Tuesday, May 05, 2009

James Cohan Gallery

Last week Xiaoxia and I spent an absurd amount of time trying to find Stephen the Spectacular at ddmwarehouse, failed, but did manage to see the exhibition at the James Cohan gallery. Featuring works by Xu Zhen, Bill Viola, Nam June Paik, and Anselm Kiefer, Matters of Faith is a small but surprisingly enjoyable exhibition (although it took me a while to figure out that the creepy, giant monkey guarding the bathroom wasn't actually part of this show).

The painted palm leaves didn't manage to engage me at all, and Xu Zhen's model of the Potala Palace built from thousands of miniature playing cards seemed like it was tedious to build but not overly innovative, but I particularly enjoyed the two video art installations. Nam June Paik's Enlightenment Compressed presented a small bronze Buddha watching its own live image displayed on a television screen a few inches in front of it. At first whimsically comical (Buddha seeking enlightenment by contemplating his own image, and on a TV screen, no less), but gradually encountering the layers of meaning, I wondered whether this Buddha was meditating, or merely in a mindless trance. And what about my own childhood, mostly spent inches away from a similar TV? Was Sesame Street really just a vehicle to reaching nirvana? Something tells me no.

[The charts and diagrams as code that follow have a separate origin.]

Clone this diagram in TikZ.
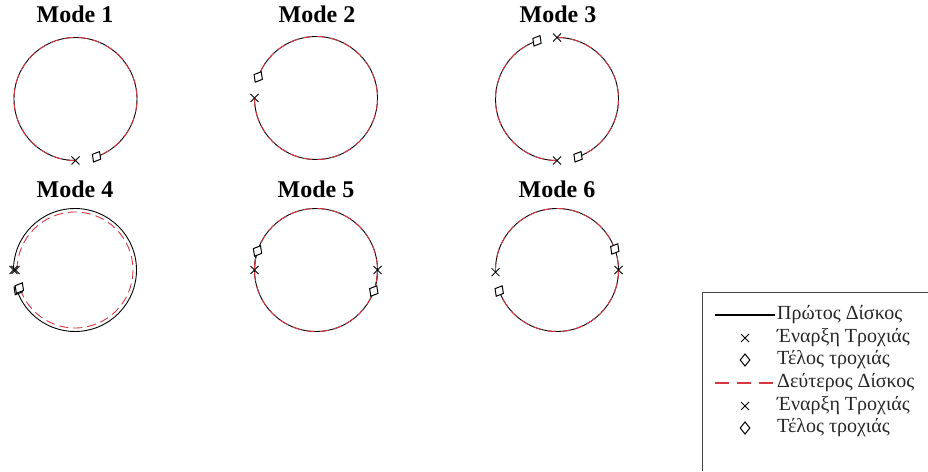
\documentclass[tikz,border=0pt]{standalone}
\usepackage{fontspec}
\setmainfont{Liberation Serif}
\usetikzlibrary{calc}
\definecolor{discred}{RGB}{215,55,65}
\definecolor{boxgray}{RGB}{70,70,70}
\tikzset{
  disk1/.style={black, line width=0.9pt},
  disk2/.style={discred, line width=0.9pt, dash pattern=on 9pt off 5pt},
  title/.style={font=\fontsize{24}{26}\selectfont\bfseries, anchor=base, inner sep=0pt},
  legtext/.style={font=\fontsize{20}{22}\selectfont, anchor=west, inner sep=0pt, text=black!85},
  xmark/.pic={\draw[black, line width=0.8pt] (-4,-4)--(4,4) (-4,4)--(4,-4);},
  dmark/.pic={\draw[black, line width=1pt, fill=white] (0,-6)--(4.8,0)--(0,6)--(-4.8,0)--cycle;}
}
\begin{document}
\begin{tikzpicture}[x=1pt,y=1pt]
\useasboundingbox (0,0) rectangle (928,471);
\def\R{61.5}
% centres
\coordinate (c1) at (75.5,372);
\coordinate (c2) at (316,373);
\coordinate (c3) at (557,372);
\coordinate (c4) at (75,201);
\coordinate (c5) at (316,201);
\coordinate (c6) at (557,201);
% titles
\node[title] (t1) at (75,448) {Mode 1};
\node[title] (t2) at (317,448) {Mode 2};
\node[title] (t3) at (558,448) {Mode 3};
\node[title] (t4) at (75,273) {Mode 4};
\node[title] (t5) at (316,273) {Mode 5};
\node[title] (t6) at (557,273) {Mode 6};
% Mode 1
\foreach \s in {disk1,disk2}
  \draw[\s] ($(c1)+(270:\R)$) arc[start angle=270, end angle=-70, radius=\R];
\pic at ($(c1)+(270:\R)$) {xmark};
\pic[rotate=-30] at ($(c1)+(-70:\R)$) {dmark};
% Mode 2
\foreach \s in {disk1,disk2}
  \draw[\s] ($(c2)+(180:\R)$) arc[start angle=180, end angle=520, radius=\R];
\pic at ($(c2)+(180:\R)$) {xmark};
\pic[rotate=-30] at ($(c2)+(160:\R)$) {dmark};
% Mode 3
\foreach \s in {disk1,disk2}{
  \draw[\s] ($(c3)+(90:\R)$) arc[start angle=90, end angle=-70, radius=\R];
  \draw[\s] ($(c3)+(270:\R)$) arc[start angle=270, end angle=109, radius=\R];
}
\pic at ($(c3)+(90:\R)$) {xmark};
\pic at ($(c3)+(270:\R)$) {xmark};
\pic[rotate=-30] at ($(c3)+(109:\R)$) {dmark};
\pic[rotate=-30] at ($(c3)+(-70:\R)$) {dmark};
% Mode 4
\draw[disk1] ($(c4)+(180:\R)$) arc[start angle=180, end angle=-161, radius=\R];
\draw[disk2] ($(c4)+(180:58)$) arc[start angle=180, end angle=-161, radius=58];
\pic at ($(c4)+(180:\R)$) {xmark};
\pic at ($(c4)+(180:59.5)$) {xmark};
\pic[rotate=-30] at ($(c4)+(199:60)$) {dmark};
\pic[rotate=-30] at ($(c4)+(198:58.5)$) {dmark};
% Mode 5
\foreach \s in {disk1,disk2}{
  \draw[\s] ($(c5)+(180:\R)$) arc[start angle=180, end angle=-20, radius=\R];
  \draw[\s] ($(c5)+(0:\R)$) arc[start angle=0, end angle=-198, radius=\R];
}
\pic at ($(c5)+(180:\R)$) {xmark};
\pic at ($(c5)+(0:\R)$) {xmark};
\pic[rotate=-30] at ($(c5)+(162:\R)$) {dmark};
\pic[rotate=-30] at ($(c5)+(-20:\R)$) {dmark};
% Mode 6
\foreach \s in {disk1,disk2}{
  \draw[\s] ($(c6)+(182:\R)$) arc[start angle=182, end angle=0, radius=\R];
  \draw[\s] ($(c6)+(0:\R)$) arc[start angle=0, end angle=-160, radius=\R];
}
\pic at ($(c6)+(182:\R)$) {xmark};
\pic at ($(c6)+(0:\R)$) {xmark};
\pic[rotate=-30] at ($(c6)+(200:\R)$) {dmark};
\pic[rotate=-30] at ($(c6)+(20:\R)$) {dmark};
% legend box
\coordinate (bx1) at (928,178);
\coordinate (bx2) at (702.5,178);
\coordinate (bx3) at (702.5,0);
\draw[boxgray, line width=1pt] (bx1) -- (bx2) -- (bx3);
% legend entries
\coordinate (l1a) at (715,156); \coordinate (l1b) at (775,156);
\draw[disk1, line width=1.2pt] (l1a) -- (l1b);
\node[legtext] (e1) at (777,156) {Πρώτος Δίσκος};
\pic at (745,133) {xmark};
\node[legtext] (e2) at (777,133) {Έναρξη Τροχιάς};
\pic at (745,111) {dmark};
\node[legtext] (e3) at (777,111) {Τέλος τροχιάς};
\coordinate (l4a) at (715,88); \coordinate (l4b) at (775,88);
\draw[disk2, line width=1.3pt, dash pattern=on 14pt off 8pt] (l4a) -- (l4b);
\node[legtext] (e4) at (777,88) {Δεύτερος Δίσκος};
\pic at (745,65) {xmark};
\node[legtext] (e5) at (777,65) {Έναρξη Τροχιάς};
\pic at (745,43) {dmark};
\node[legtext] (e6) at (777,43) {Τέλος τροχιάς};
\end{tikzpicture}
\end{document}
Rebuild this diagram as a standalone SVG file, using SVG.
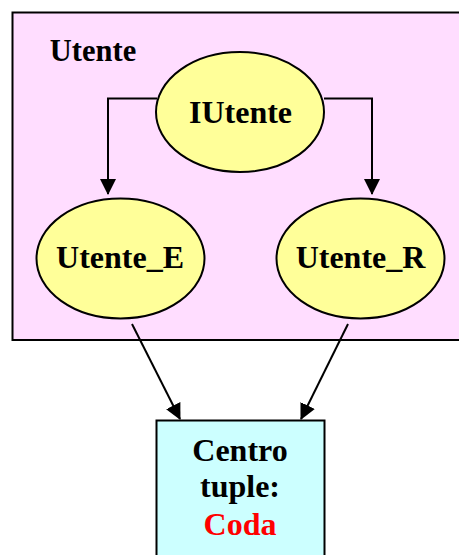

Finally, Bill Viola's video featured two women, initially obscured by wierd fuzz. As they approaced the viewer, their forms passed through a grey veil of water before emerging into a world of clarity and color. Upon reaching this world (our world?), a mix of apprehension, outright fear, longing, and hope flashed across their faces. Ultimately, either defeated or disappointed, one woman seemed unable to bear the sight of the new world she had discovered, and fled back through the sheet of water into shades of grey; her companion, after a final warm glance, allowed herself to be pulled back through as well. I found this work to be the most engaging, and I enjoyed hypothesizing what lay on each side of the veil: knowledge and ignorance? order and chaos? Or maybe it was just a room full of monkeys, and the grey-haired lady had a bad childhood experience.